Goal> Please write the listing below out again exactly, leaving every picture behind.

Data excerpt>
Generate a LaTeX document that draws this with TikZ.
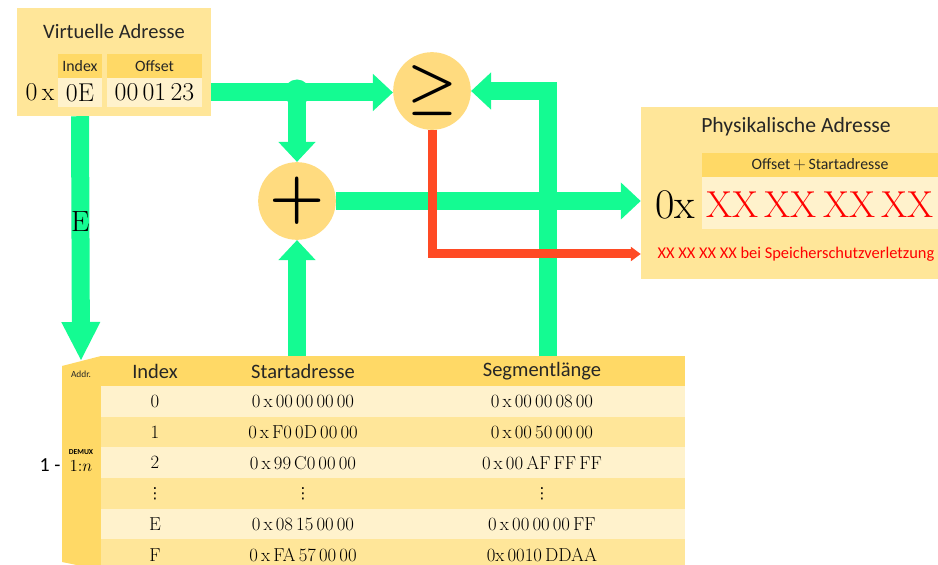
\documentclass[tikz,border=0pt]{standalone}
\usepackage{fontspec}
\usepackage{amsmath}
\usepackage{graphicx}
\usetikzlibrary{arrows.meta}
\newfontfamily\calibri{Carlito}
\newfontfamily\symfont{DejaVu Sans}

\definecolor{boxfill}{HTML}{FFE699}
\definecolor{headfill}{HTML}{FFD966}
\definecolor{cellfill}{HTML}{FFF2CC}
\definecolor{opfill}{HTML}{FFDB7F}
\definecolor{flowgreen}{HTML}{14FB92}
\definecolor{alarmred}{HTML}{FF4A24}
\definecolor{txtgray}{HTML}{262626}

\tikzset{
  box/.style={fill=boxfill, inner sep=0pt},
  head/.style={fill=headfill, inner sep=0pt, font=\calibri\fontsize{13.5}{15}\selectfont, text=txtgray},
  val/.style={fill=cellfill, inner sep=0pt},
  title/.style={font=\calibri\fontsize{17.5}{20}\selectfont, text=txtgray},
  colhead/.style={font=\calibri\fontsize{17.5}{20}\selectfont, text=txtgray},
  num/.style={font=\fontsize{16}{18}\selectfont, inner sep=1pt},
  dots/.style={font=\symfont\fontsize{13}{13}\selectfont, inner sep=1pt},
  row/.style={fill=#1, minimum width=17.52cm, minimum height=0.92cm, inner sep=0pt},
  op/.style={circle, fill=opfill, inner sep=0pt, minimum size=2.33cm, font=\boldmath\fontsize{20}{20}\selectfont},
  flow/.style={draw=flowgreen, line width=0.54cm, -{Triangle[width=1.08cm,length=0.6cm]}},
  longtip/.style={-{Triangle[width=1.08cm,length=1.17cm]}},
  alarm/.style={draw=alarmred, line width=0.27cm, -{Triangle[width=0.42cm,length=0.3cm]}}
}

\begin{document}
\begin{tikzpicture}[x=0.03cm, y=-0.03cm]
        \useasboundingbox (0,0) rectangle (938,565);

        % virtuelle Adresse
        \node[box, minimum width=5.82cm, minimum height=3.24cm] (virt) at (114,62) {};
        \node[title] (virtT) at (114,31) {Virtuelle Adresse};
        \node[head, minimum width=1.32cm, minimum height=0.72cm] (idxH) at (80,66) {Index};
        \node[head, minimum width=2.85cm, minimum height=0.72cm] (offH) at (154.5,66) {Offset};
        \node[val, minimum width=1.32cm, minimum height=0.87cm, font=\fontsize{22}{24}\selectfont] (idxV) at (80,92.5) {0E};
        \node[val, minimum width=2.85cm, minimum height=0.87cm, font=\fontsize{22}{24}\selectfont] (offV) at (154.5,92.5) {00\,01\,23};
        \node[font=\fontsize{22}{24}\selectfont] (virtPre) at (40,92) {0\,x};

        % physikalische Adresse
        \node[box, minimum width=8.91cm, minimum height=5.16cm] (phys) at (789.5,193) {};
        \node[title, font=\calibri\fontsize{18.5}{21}\selectfont] (physT) at (796,127) {Physikalische Adresse};
        \node[head, minimum width=7.08cm, minimum height=0.72cm] (sumH) at (820,165) {Offset\,$+$\,Startadresse};
        \node[val, minimum width=7.08cm, minimum height=1.56cm] (sumV) at (820,203) {};
        \node[font=\fontsize{36}{38}\selectfont] (physPre) at (675,205) {0x};
        \node[font=\fontsize{32}{34}\selectfont, text=red] (physVal) at (820,205) {XX\,XX\,XX\,XX};
        \node[font=\calibri\fontsize{14}{16}\selectfont, text=red] (redT) at (796,254) {XX XX XX XX bei Speicherschutzverletzung};

        % Segmenttabelle
        \fill[headfill] (62,366) -- (101,356) -- (101,570) -- (62,562) -- cycle;
        \coordinate (addrIn) at (81,361);
        \node[font=\calibri\fontsize{8}{9}\selectfont, text=txtgray] (addr) at (81,374) {Addr.};
        \node[font=\calibri\bfseries\fontsize{6.5}{7}\selectfont] (demux) at (81,452) {DEMUX};
        \node[font=\fontsize{14}{16}\selectfont] (ratio) at (81,466) {$1{:}n$};
        \node[font=\calibri\fontsize{17}{19}\selectfont] (sel) at (50,465) {1 -};

        \node[row=headfill, minimum height=0.9cm] (tabH) at (393,371) {};
        \node[colhead] (hIdx) at (155,371) {Index};
        \node[colhead] (hStart) at (303,371) {Startadresse};
        \node[colhead] (hSeg) at (542,371) {Segmentlänge};

        \node[row=cellfill] (r0) at (393,401.3) {};
        \node[row=boxfill] (r1) at (393,432) {};
        \node[row=cellfill] (r2) at (393,462.7) {};
        \node[row=boxfill] (r3) at (393,493.3) {};
        \node[row=cellfill] (r4) at (393,524) {};
        \node[row=boxfill] (r5) at (393,554.7) {};

        \node[num] (i0) at (r0 -| hIdx) {0};
        \node[num] (s0) at (r0 -| hStart) {0\,x\,00\,00\,00\,00};
        \node[num] (l0) at (r0 -| hSeg) {0\,x\,00\,00\,08\,00};
        \node[num] (i1) at (r1 -| hIdx) {1};
        \node[num] (s1) at (r1 -| hStart) {0\,x\,F0\,0D\,00\,00};
        \node[num] (l1) at (r1 -| hSeg) {0\,x\,00\,50\,00\,00};
        \node[num] (i2) at (r2 -| hIdx) {2};
        \node[num] (s2) at (r2 -| hStart) {0\,x\,99\,C0\,00\,00};
        \node[num] (l2) at (r2 -| hSeg) {0\,x\,00\,AF\,FF\,FF};
        \node[dots] (i3) at (r3 -| hIdx) {⋮};
        \node[dots] (s3) at (r3 -| hStart) {⋮};
        \node[dots] (l3) at (r3 -| hSeg) {⋮};
        \node[num] (i4) at (r4 -| hIdx) {E};
        \node[num] (s4) at (r4 -| hStart) {0\,x\,08\,15\,00\,00};
        \node[num] (l4) at (r4 -| hSeg) {0\,x\,00\,00\,00\,FF};
        \node[num] (i5) at (r5 -| hIdx) {F};
        \node[num] (s5) at (r5 -| hStart) {0\,x\,FA\,57\,00\,00};
        \node[num] (l5) at (r5 -| hSeg) {0x\,0010\,DDAA};

        % Rechenwerk
        \node[op] (geq) at (432,91) {\scalebox{2.3}{$\geq$}};
        \node[op] (plus) at (297,201) {\scalebox{2.6}{$+$}};
        \coordinate (split) at (plus |- offV);
        \coordinate (segOut) at (548,356);

        \draw[flow, longtip] (idxV |- virt.south) -- (addrIn) node[pos=0.43, font=\fontsize{25}{27}\selectfont] (sel label) {E};
        \draw[flow] (offV -| virt.east) -- (offV -| geq.west);
        \fill[flowgreen] (split) circle (0.39cm);
        \draw[flow] (split) -- (plus.north);
        \draw[flow] (tabH.north -| plus) -- (plus.south);
        \draw[flow] (plus.east) -- (plus -| phys.west);
        \draw[flow] (segOut) |- (geq.east);
        \draw[alarm] (geq.south) |- (redT -| phys.west);
\end{tikzpicture}
\end{document}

Output>
Generate a LaTeX document that draws this with TikZ.
\documentclass[tikz,border=0pt]{standalone}
\usepackage{fontspec}
\usepackage{amsmath}
\usepackage{graphicx}
\usetikzlibrary{arrows.meta}
\newfontfamily\calibri{Carlito}
\newfontfamily\symfont{DejaVu Sans}

\definecolor{boxfill}{HTML}{FFE699}
\definecolor{headfill}{HTML}{FFD966}
\definecolor{cellfill}{HTML}{FFF2CC}
\definecolor{opfill}{HTML}{FFDB7F}
\definecolor{flowgreen}{HTML}{14FB92}
\definecolor{alarmred}{HTML}{FF4A24}
\definecolor{txtgray}{HTML}{262626}

\tikzset{
  box/.style={fill=boxfill, inner sep=0pt},
  head/.style={fill=headfill, inner sep=0pt, font=\calibri\fontsize{13.5}{15}\selectfont, text=txtgray},
  val/.style={fill=cellfill, inner sep=0pt},
  title/.style={font=\calibri\fontsize{17.5}{20}\selectfont, text=txtgray},
  colhead/.style={font=\calibri\fontsize{17.5}{20}\selectfont, text=txtgray},
  num/.style={font=\fontsize{16}{18}\selectfont, inner sep=1pt},
  dots/.style={font=\symfont\fontsize{13}{13}\selectfont, inner sep=1pt},
  row/.style={fill=#1, minimum width=17.52cm, minimum height=0.92cm, inner sep=0pt},
  op/.style={circle, fill=opfill, inner sep=0pt, minimum size=2.33cm, font=\boldmath\fontsize{20}{20}\selectfont},
  flow/.style={draw=flowgreen, line width=0.54cm, -{Triangle[width=1.08cm,length=0.6cm]}},
  longtip/.style={-{Triangle[width=1.08cm,length=1.17cm]}},
  alarm/.style={draw=alarmred, line width=0.27cm, -{Triangle[width=0.42cm,length=0.3cm]}}
}

\begin{document}
\begin{tikzpicture}[x=0.03cm, y=-0.03cm]
        \useasboundingbox (0,0) rectangle (938,565);

        % virtuelle Adresse
        \node[box, minimum width=5.82cm, minimum height=3.24cm] (virt) at (114,62) {};
        \node[title] (virtT) at (114,31) {Virtuelle Adresse};
        \node[head, minimum width=1.32cm, minimum height=0.72cm] (idxH) at (80,66) {Index};
        \node[head, minimum width=2.85cm, minimum height=0.72cm] (offH) at (154.5,66) {Offset};
        \node[val, minimum width=1.32cm, minimum height=0.87cm, font=\fontsize{22}{24}\selectfont] (idxV) at (80,92.5) {0E};
        \node[val, minimum width=2.85cm, minimum height=0.87cm, font=\fontsize{22}{24}\selectfont] (offV) at (154.5,92.5) {00\,01\,23};
        \node[font=\fontsize{22}{24}\selectfont] (virtPre) at (40,92) {0\,x};

        % physikalische Adresse
        \node[box, minimum width=8.91cm, minimum height=5.16cm] (phys) at (789.5,193) {};
        \node[title, font=\calibri\fontsize{18.5}{21}\selectfont] (physT) at (796,127) {Physikalische Adresse};
        \node[head, minimum width=7.08cm, minimum height=0.72cm] (sumH) at (820,165) {Offset\,$+$\,Startadresse};
        \node[val, minimum width=7.08cm, minimum height=1.56cm] (sumV) at (820,203) {};
        \node[font=\fontsize{36}{38}\selectfont] (physPre) at (675,205) {0x};
        \node[font=\fontsize{32}{34}\selectfont, text=red] (physVal) at (820,205) {XX\,XX\,XX\,XX};
        \node[font=\calibri\fontsize{14}{16}\selectfont, text=red] (redT) at (796,254) {XX XX XX XX bei Speicherschutzverletzung};

        % Segmenttabelle
        \fill[headfill] (62,366) -- (101,356) -- (101,570) -- (62,562) -- cycle;
        \coordinate (addrIn) at (81,361);
        \node[font=\calibri\fontsize{8}{9}\selectfont, text=txtgray] (addr) at (81,374) {Addr.};
        \node[font=\calibri\bfseries\fontsize{6.5}{7}\selectfont] (demux) at (81,452) {DEMUX};
        \node[font=\fontsize{14}{16}\selectfont] (ratio) at (81,466) {$1{:}n$};
        \node[font=\calibri\fontsize{17}{19}\selectfont] (sel) at (50,465) {1 -};

        \node[row=headfill, minimum height=0.9cm] (tabH) at (393,371) {};
        \node[colhead] (hIdx) at (155,371) {Index};
        \node[colhead] (hStart) at (303,371) {Startadresse};
        \node[colhead] (hSeg) at (542,371) {Segmentlänge};

        \node[row=cellfill] (r0) at (393,401.3) {};
        \node[row=boxfill] (r1) at (393,432) {};
        \node[row=cellfill] (r2) at (393,462.7) {};
        \node[row=boxfill] (r3) at (393,493.3) {};
        \node[row=cellfill] (r4) at (393,524) {};
        \node[row=boxfill] (r5) at (393,554.7) {};

        \node[num] (i0) at (r0 -| hIdx) {0};
        \node[num] (s0) at (r0 -| hStart) {0\,x\,00\,00\,00\,00};
        \node[num] (l0) at (r0 -| hSeg) {0\,x\,00\,00\,08\,00};
        \node[num] (i1) at (r1 -| hIdx) {1};
        \node[num] (s1) at (r1 -| hStart) {0\,x\,F0\,0D\,00\,00};
        \node[num] (l1) at (r1 -| hSeg) {0\,x\,00\,50\,00\,00};
        \node[num] (i2) at (r2 -| hIdx) {2};
        \node[num] (s2) at (r2 -| hStart) {0\,x\,99\,C0\,00\,00};
        \node[num] (l2) at (r2 -| hSeg) {0\,x\,00\,AF\,FF\,FF};
        \node[dots] (i3) at (r3 -| hIdx) {⋮};
        \node[dots] (s3) at (r3 -| hStart) {⋮};
        \node[dots] (l3) at (r3 -| hSeg) {⋮};
        \node[num] (i4) at (r4 -| hIdx) {E};
        \node[num] (s4) at (r4 -| hStart) {0\,x\,08\,15\,00\,00};
        \node[num] (l4) at (r4 -| hSeg) {0\,x\,00\,00\,00\,FF};
        \node[num] (i5) at (r5 -| hIdx) {F};
        \node[num] (s5) at (r5 -| hStart) {0\,x\,FA\,57\,00\,00};
        \node[num] (l5) at (r5 -| hSeg) {0x\,0010\,DDAA};

        % Rechenwerk
        \node[op] (geq) at (432,91) {\scalebox{2.3}{$\geq$}};
        \node[op] (plus) at (297,201) {\scalebox{2.6}{$+$}};
        \coordinate (split) at (plus |- offV);
        \coordinate (segOut) at (548,356);

        \draw[flow, longtip] (idxV |- virt.south) -- (addrIn) node[pos=0.43, font=\fontsize{25}{27}\selectfont] (sel label) {E};
        \draw[flow] (offV -| virt.east) -- (offV -| geq.west);
        \fill[flowgreen] (split) circle (0.39cm);
        \draw[flow] (split) -- (plus.north);
        \draw[flow] (tabH.north -| plus) -- (plus.south);
        \draw[flow] (plus.east) -- (plus -| phys.west);
        \draw[flow] (segOut) |- (geq.east);
        \draw[alarm] (geq.south) |- (redT -| phys.west);
\end{tikzpicture}
\end{document}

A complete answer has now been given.